A: The main drivers are threefold. First, on June 15–16, multiple institutions collectively raised target prices to $1,200–$1,750, creating short-term emotional resonance. Second, AI inference and agent applications are expanding memory demand structures, with Micron FY26Q2 revenue up 196% YoY and gross margin rising to 75%. Third, supply-side wafer capacity expansion remains limited, with a supply-demand tightness expected to last beyond 2026.
Q2: How does the generational competition in HBM technology affect Micron?
A: Micron's HBM4 36GB 12H modules are in mass production, and 48GB 16H modules are in testing. HBM4E is expected to be mass-produced in 2027. Currently, HBM accounts for 10–15% of Micron's DRAM revenue, with expectations that this proportion will increase further in 2027 due to higher HBM4 output and pricing adjustments.
Q3: How long will the industry’s supply tightness last?
A: Micron's CEO has repeatedly stated that supply remains "extremely tight" relative to demand, and this situation will persist for a long period beyond 2026. It takes 3–4 years from wafer fab construction to initial production, with large-scale new capacity unlikely before 2028.
Q4: What does the June 24 earnings report mean for Micron's stock?
A: The FY26Q3 earnings report is the key test for this cycle.

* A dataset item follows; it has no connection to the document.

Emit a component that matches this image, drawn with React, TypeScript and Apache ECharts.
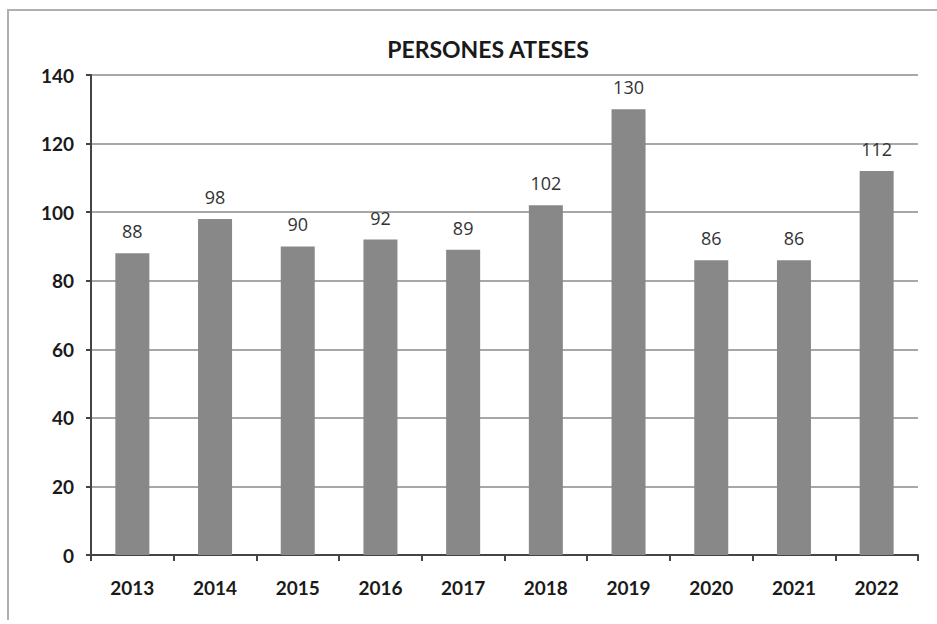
import React, { useEffect, useRef } from "react";
import * as echarts from "echarts";

const categories = ["2013", "2014", "2015", "2016", "2017", "2018", "2019", "2020", "2021", "2022"];
const values = [88, 98, 90, 92, 89, 102, 130, 86, 86, 112];
const title = "PERSONES ATESES";

export default function App() {
  const ref = useRef<HTMLDivElement>(null);
  useEffect(() => {
    if (!ref.current) return;
    const chart = echarts.init(ref.current, null, { renderer: "svg" });
    chart.setOption({
      animation: false,
      backgroundColor: "#ffffff",
      title: {
        text: title,
        left: 483,
        top: 32,
        textAlign: "center",
        textStyle: { fontFamily: "Lato", fontWeight: "bold", fontSize: 23, color: "#1a1a1a" },
      },
      graphic: [
        {
          type: "polyline",
          shape: { points: [[8, 620], [8, 10], [937, 10]] },
          style: { stroke: "#b0b0b0", lineWidth: 2, fill: "none" },
          silent: true,
        },
      ],
      grid: { left: 91, right: 19, top: 75, bottom: 69, containLabel: false },
      xAxis: {
        type: "category",
        data: categories,
        boundaryGap: true,
        axisLine: { lineStyle: { color: "#444", width: 2 } },
        axisTick: { show: true, alignWithLabel: false, length: 6, lineStyle: { color: "#444", width: 2 } },
        axisLabel: { fontFamily: "Lato", fontWeight: "bold", fontSize: 19, color: "#1a1a1a", margin: 23 },
      },
      yAxis: {
        type: "value",
        min: 0,
        max: 140,
        interval: 20,
        axisLine: { show: true, lineStyle: { color: "#444", width: 2 } },
        axisTick: { show: true, length: 5, lineStyle: { color: "#444", width: 2 } },
        splitLine: { lineStyle: { color: "#8a8a8a", width: 1.5 } },
        axisLabel: { fontFamily: "Lato", fontWeight: "bold", fontSize: 19, color: "#1a1a1a", margin: 17 },
      },
      series: [
        {
          type: "bar",
          data: values,
          barWidth: 34,
          itemStyle: { color: "#888888" },
          label: {
            show: true,
            position: "top",
            distance: 13,
            fontFamily: "Open Sans",
            fontSize: 18,
            color: "#333",
          },
        },
      ],
    });
    return () => chart.dispose();
  }, []);
  return <div ref={ref} style={{ width: 937, height: 624, position: "absolute", left: 0, top: 0 }} />;
}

The company guides revenue of about $33.5–$33.8 billion, up approximately 263% YoY, with gross margin guidance at 81%. If actual results beat expectations and guidance is raised, it will serve as a significant catalyst for further stock appreciation.
Q5: Is Micron's current valuation too high?
A: The forward P/E ratio is below 16, significantly lower than the S&P 500's approximately 21.8. The valuation discount mainly reflects concerns about the industry's cyclical nature. However, if structural demand for HBM and server DRAM continues to materialize, there is substantial room for valuation re-rating.